The Carb-conscious Full English came about by the absolute revelation that a Full English cold make you thin, well advertised by Mr Atkins and his famous and originally named carbohydrate shunning diet "The Atkins". Just stick with sausage, egg, bacon, mushrooms and black pudding and watch the weight literally drop off (along with your health probably).
My personal favourite The All-Day Breakfast which allows you to sleep late on the weekend and still kill your hangover form the excesses of the previous night with a Full English down "The Caf" at 11am (at which point I have been known to add chips to my meal).

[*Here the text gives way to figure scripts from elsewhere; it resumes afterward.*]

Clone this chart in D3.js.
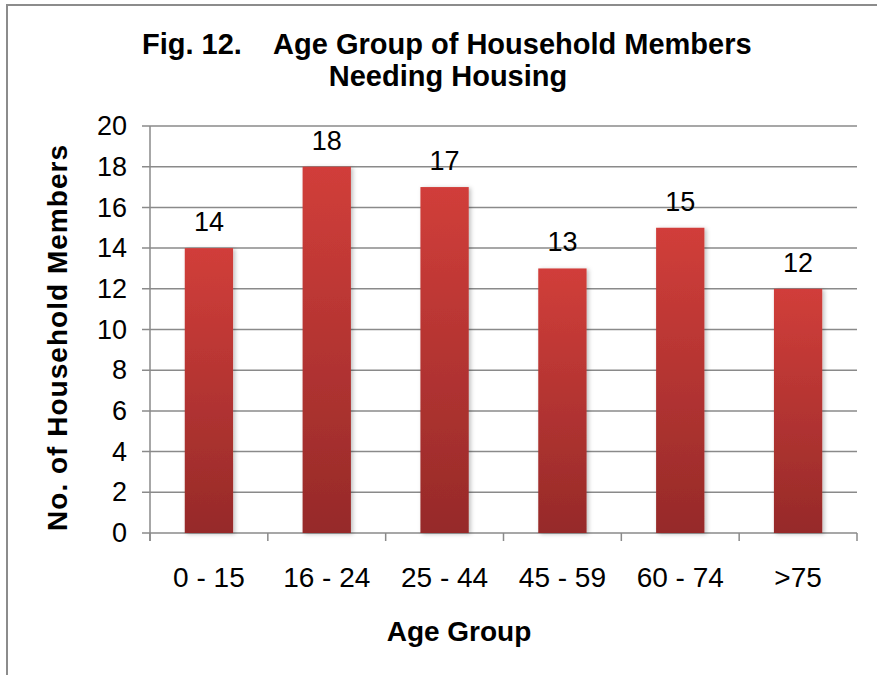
<!DOCTYPE html>
<html>
<head>
<meta charset="utf-8">
<script src="https://cdn.jsdelivr.net/npm/d3@7"></script>
<style>
  body { margin: 0; background: #fff; }
  svg { display: block; font-family: "Liberation Sans", Arial, sans-serif; }
</style>
</head>
<body>
<svg id="chart" width="877" height="675"></svg>
<script>
// chart data
const categories = ['0 - 15', '16 - 24', '25 - 44', '45 - 59', '60 - 74', '>75'];
const counts = [14, 18, 17, 13, 15, 12];
const yTicks = [0, 2, 4, 6, 8, 10, 12, 14, 16, 18, 20];
const titleLines = ['Fig. 12.    Age Group of Household Members', 'Needing Housing'];

const svg = d3.select('#chart');
const W = 877, H = 675;
const plot = { left: 150, right: 857, top: 126, bottom: 533 };

// outer frame (only top and left edges show in the picture)
svg.append('path')
  .attr('d', `M7,${H} V5 H${W}`)
  .attr('fill', 'none')
  .attr('stroke', '#8c8c8c')
  .attr('stroke-width', 2);

const defs = svg.append('defs');
const grad = defs.append('linearGradient')
  .attr('id', 'barFill')
  .attr('x1', 0).attr('y1', 0).attr('x2', 0).attr('y2', 1);
grad.append('stop').attr('offset', '0%').attr('stop-color', '#d13e3a');
grad.append('stop').attr('offset', '100%').attr('stop-color', '#962a29');

const shadow = defs.append('filter').attr('id', 'shadow')
  .attr('x', '-20%').attr('y', '-10%').attr('width', '150%').attr('height', '120%');
shadow.append('feDropShadow')
  .attr('dx', 2).attr('dy', 1).attr('stdDeviation', 2)
  .attr('flood-color', '#000').attr('flood-opacity', 0.25);

const x = d3.scaleBand()
  .domain(categories)
  .range([plot.left, plot.right])
  .paddingInner(0.59)
  .paddingOuter(0.295);

const y = d3.scaleLinear()
  .domain([0, 20])
  .range([plot.bottom, plot.top]);

// gridlines
svg.append('g')
  .selectAll('line')
  .data(yTicks)
  .join('line')
  .attr('x1', plot.left - 8)
  .attr('x2', plot.right)
  .attr('y1', d => y(d))
  .attr('y2', d => y(d))
  .attr('stroke', '#8a8a8a')
  .attr('stroke-width', 1.5);

// y axis labels
const yAxis = svg.append('g')
  .attr('transform', `translate(${plot.left},0)`)
  .call(d3.axisLeft(y).tickValues(yTicks).tickSize(0).tickPadding(23));
yAxis.select('.domain').remove();
yAxis.selectAll('text')
  .attr('font-size', 27)
  .attr('fill', '#000')
  .attr('font-family', '"Liberation Sans", Arial, sans-serif');

// y axis line
svg.append('line')
  .attr('x1', plot.left).attr('x2', plot.left)
  .attr('y1', plot.top).attr('y2', plot.bottom + 8)
  .attr('stroke', '#8a8a8a')
  .attr('stroke-width', 1.5);

// category ticks at boundaries
const bounds = categories.map(c => x(c) - x.step() * x.paddingInner() / 2).concat([plot.right]);
bounds[0] = plot.left;
svg.append('g')
  .selectAll('line')
  .data(bounds)
  .join('line')
  .attr('x1', d => d).attr('x2', d => d)
  .attr('y1', plot.bottom).attr('y2', plot.bottom + 8)
  .attr('stroke', '#8a8a8a')
  .attr('stroke-width', 1.5);

// bars
svg.append('g')
  .selectAll('rect')
  .data(counts)
  .join('rect')
  .attr('x', (d, i) => x(categories[i]))
  .attr('y', d => y(d))
  .attr('width', x.bandwidth())
  .attr('height', d => y(0) - y(d))
  .attr('fill', 'url(#barFill)')
  .attr('filter', 'url(#shadow)');

// value labels
svg.append('g')
  .selectAll('text')
  .data(counts)
  .join('text')
  .attr('x', (d, i) => x(categories[i]) + x.bandwidth() / 2)
  .attr('y', d => y(d) - 17)
  .attr('text-anchor', 'middle')
  .attr('font-size', 27)
  .text(d => d);

// category labels
svg.append('g')
  .selectAll('text')
  .data(categories)
  .join('text')
  .attr('x', d => x(d) + x.bandwidth() / 2)
  .attr('y', 587)
  .attr('text-anchor', 'middle')
  .attr('font-size', 28)
  .text(d => d);

// axis titles
svg.append('text')
  .attr('x', 459)
  .attr('y', 641)
  .attr('text-anchor', 'middle')
  .attr('font-size', 28)
  .attr('font-weight', 'bold')
  .text('Age Group');

svg.append('text')
  .attr('transform', 'translate(67,338) rotate(-90)')
  .attr('text-anchor', 'middle')
  .attr('font-size', 28)
  .attr('font-weight', 'bold')
  .attr('textLength', 386)
  .attr('lengthAdjust', 'spacing')
  .text('No. of Household Members');

// title
svg.append('g')
  .selectAll('text')
  .data(titleLines)
  .join('text')
  .attr('x', (d, i) => i === 0 ? 142 : 448)
  .attr('y', (d, i) => 54 + i * 32)
  .attr('text-anchor', (d, i) => i === 0 ? 'start' : 'middle')
  .attr('font-size', 29)
  .attr('font-weight', 'bold')
  .attr('xml:space', 'preserve')
  .style('white-space', 'pre')
  .text(d => d);
</script>
</body>
</html>
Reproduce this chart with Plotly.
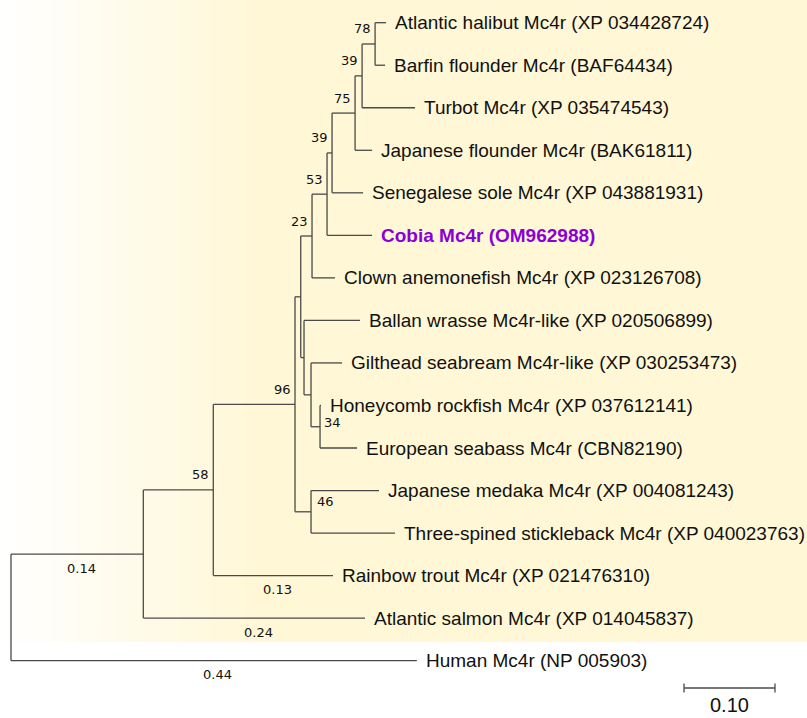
import plotly.graph_objects as go

# ---------------- data ----------------
leaf_names = [
    "Atlantic halibut Mc4r (XP 034428724)",
    "Barfin flounder Mc4r (BAF64434)",
    "Turbot Mc4r (XP 035474543)",
    "Japanese flounder Mc4r (BAK61811)",
    "Senegalese sole Mc4r (XP 043881931)",
    "Cobia Mc4r (OM962988)",
    "Clown anemonefish Mc4r (XP 023126708)",
    "Ballan wrasse Mc4r-like (XP 020506899)",
    "Gilthead seabream Mc4r-like (XP 030253473)",
    "Honeycomb rockfish Mc4r (XP 037612141)",
    "European seabass Mc4r (CBN82190)",
    "Japanese medaka Mc4r (XP 004081243)",
    "Three-spined stickleback Mc4r (XP 040023763)",
    "Rainbow trout Mc4r (XP 021476310)",
    "Atlantic salmon Mc4r (XP 014045837)",
    "Human Mc4r (NP 005903)",
]
leaf_parent = ["I", "I", "J", "K", "L", "M", "N", "F", "G", "H", "H", "D", "D", "B", "A", "root"]
leaf_branch = [0.0121, 0.0110, 0.0582, 0.0187, 0.0341, 0.0495, 0.0253, 0.0615,
               0.0341, 0.0011, 0.0407, 0.0747, 0.0923, 0.1315, 0.2436, 0.4460]

internal_nodes = ["A", "B", "C", "E", "N", "M", "L", "K", "J", "I", "F", "G", "H", "D"]
internal_parent = ["root", "A", "B", "C", "E", "N", "M", "L", "K", "J", "E", "F", "G", "C"]
internal_branch = [0.1454, 0.0769, 0.0898, 0.0063, 0.0124, 0.0165, 0.0055, 0.0253,
                   0.0077, 0.0143, 0.0036, 0.0077, 0.0099, 0.0176]
bootstrap = ["", "58", "96", "", "23", "53", "39", "75", "39", "78", "", "", "34", "46"]

length_label_nodes = ["A", "Atlantic salmon Mc4r (XP 014045837)",
                      "Rainbow trout Mc4r (XP 021476310)", "Human Mc4r (NP 005903)"]
length_labels = ["0.14", "0.24", "0.13", "0.44"]

highlight_leaf = "Cobia Mc4r (OM962988)"
scale_length = 0.10
scale_label = "0.10"

# ---------------- layout geometry (style) ----------------
W, H = 807, 718
ROOT_PX, PX_PER_UNIT = 11, 910
Y0_PX, ROW_PX = 22.7, 42.53
x_range = [-ROOT_PX / PX_PER_UNIT, (W - ROOT_PX) / PX_PER_UNIT]
y_range = [(H - Y0_PX) / ROW_PX, -Y0_PX / ROW_PX]

LINE_COLOR = "#4a4a4a"
TEXT_COLOR = "#111111"
LEAF_FONT = "Liberation Sans, Arial, sans-serif"
SMALL_FONT = "DejaVu Sans, Verdana, sans-serif"
SMALL_SIZE = 13

# ---------------- compute tree coordinates ----------------
parent = {"root": None}
branch = {"root": 0.0}
for n, p, b in zip(internal_nodes, internal_parent, internal_branch):
    parent[n], branch[n] = p, b
for n, p, b in zip(leaf_names, leaf_parent, leaf_branch):
    parent[n], branch[n] = p, b

xpos = {"root": 0.0}
for n in internal_nodes:
    xpos[n] = xpos[parent[n]] + branch[n]
for n in leaf_names:
    xpos[n] = xpos[parent[n]] + branch[n]

children = {}
for n, p in parent.items():
    if p is not None:
        children.setdefault(p, []).append(n)

ypos = {n: i for i, n in enumerate(leaf_names)}
for n in list(reversed(internal_nodes)) + ["root"]:
    ys = [ypos[c] for c in children[n]]
    ypos[n] = (min(ys) + max(ys)) / 2

lx, ly = [], []
for n, p in parent.items():
    if p is None:
        continue
    lx += [xpos[p], xpos[n], None]
    ly += [ypos[n], ypos[n], None]
for n in ["root"] + internal_nodes:
    ys = [ypos[c] for c in children[n]]
    lx += [xpos[n], xpos[n], None]
    ly += [min(ys), max(ys), None]

fig = go.Figure()
fig.add_trace(go.Scatter(x=lx, y=ly, mode="lines",
                         line=dict(color=LINE_COLOR, width=1.3),
                         hoverinfo="skip", showlegend=False))

# scale bar
sb_x0 = (684 - ROOT_PX) / PX_PER_UNIT
sb_y = (688 - Y0_PX) / ROW_PX
tick = 4.5 / ROW_PX
fig.add_trace(go.Scatter(
    x=[sb_x0, sb_x0 + scale_length, None, sb_x0, sb_x0, None, sb_x0 + scale_length, sb_x0 + scale_length],
    y=[sb_y, sb_y, None, sb_y - tick, sb_y + tick, None, sb_y - tick, sb_y + tick],
    mode="lines", line=dict(color=LINE_COLOR, width=1.3),
    hoverinfo="skip", showlegend=False))

annotations = []
# leaf labels
for n in leaf_names:
    hl = n == highlight_leaf
    annotations.append(dict(
        x=xpos[n], y=ypos[n], text=f"<b>{n}</b>" if hl else n,
        xanchor="left", yanchor="middle", xshift=7, showarrow=False,
        font=dict(family=LEAF_FONT, size=19, color="#8a00d6" if hl else TEXT_COLOR)))

# bootstrap labels
boot_style = {"H": dict(xanchor="left", xshift=2, yshift=4),
              "D": dict(xanchor="left", xshift=4, yshift=10)}
for n, b in zip(internal_nodes, bootstrap):
    if not b:
        continue
    st = boot_style.get(n, dict(xanchor="right", xshift=-2, yshift=15))
    annotations.append(dict(
        x=xpos[n], y=ypos[n], text=b, yanchor="middle", showarrow=False,
        font=dict(family=SMALL_FONT, size=SMALL_SIZE, color=TEXT_COLOR), **st))

# branch length labels
for n, t in zip(length_label_nodes, length_labels):
    annotations.append(dict(
        x=(xpos[n] + xpos[parent[n]]) / 2, y=ypos[n], text=t,
        xanchor="center", yanchor="middle", xshift=4, yshift=-14, showarrow=False,
        font=dict(family=SMALL_FONT, size=SMALL_SIZE, color=TEXT_COLOR)))

# scale label
annotations.append(dict(
    x=sb_x0 + scale_length / 2, y=sb_y, text=scale_label,
    xanchor="center", yanchor="middle", yshift=-17, showarrow=False,
    font=dict(family=LEAF_FONT, size=20, color=TEXT_COLOR)))

# background gradient (white -> pale yellow)
shapes = []
bg_bottom = 1 - 642 / H
grad_end = 260
steps = 52
c0, c1 = (255, 255, 255), (255, 247, 214)
for i in range(steps):
    t = (i + 0.5) / steps
    col = tuple(round(a + (b - a) * t) for a, b in zip(c0, c1))
    shapes.append(dict(type="rect", xref="paper", yref="paper",
                       x0=i * grad_end / steps / W, x1=((i + 1) * grad_end / steps + 0.8) / W,
                       y0=bg_bottom, y1=1, fillcolor="rgb(%d,%d,%d)" % col,
                       line=dict(width=0), layer="below"))
shapes.append(dict(type="rect", xref="paper", yref="paper",
                   x0=grad_end / W, x1=1, y0=bg_bottom, y1=1,
                   fillcolor="rgb(255,247,213)", line=dict(width=0), layer="below"))

fig.update_layout(
    width=W, height=H, margin=dict(l=0, r=0, t=0, b=0),
    paper_bgcolor="white", plot_bgcolor="rgba(0,0,0,0)",
    xaxis=dict(range=x_range, visible=False, fixedrange=True),
    yaxis=dict(range=y_range, visible=False, fixedrange=True),
    annotations=annotations, shapes=shapes, showlegend=False,
)

fig.write_html("out.html")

You can even get Full English in a frozen ready meal (not advisable) and even by the miracle of modern gastronomy, in a tin can, which is basically the same idea as meatballs in a can but with baked beans, chopped hot-dog sausages and something similar to bacon (it's not bacon). So wherever & whenever you get the craving for the titan of all breakfast, you're simply minutes away.
The reason I think the GBB is the greatest dish on earth is that there is no star of the show ingredient, they all play their part as well as the cast of a Richard Curtis Movie. It's infinitely configurable to your personal taste without blowing it's integrity, it's enjoyed by the most humble of Brits through to the Royal Family and it requires little technical skill or equipment to create. I'm struggling to think of another dish which achieves all of that and has done for the last 600+ years.
If you've read this far, thanks for indulging us and I hope, if you're not already a convert, you'll learn to love the Great British Breakfast in all it's guises. If you're slightly fanatical about the GBB, don't miss our other posts on the Irish Breakfast, The Full Scottish and the Welsh Breakfast.
This has made me feel quite peckish.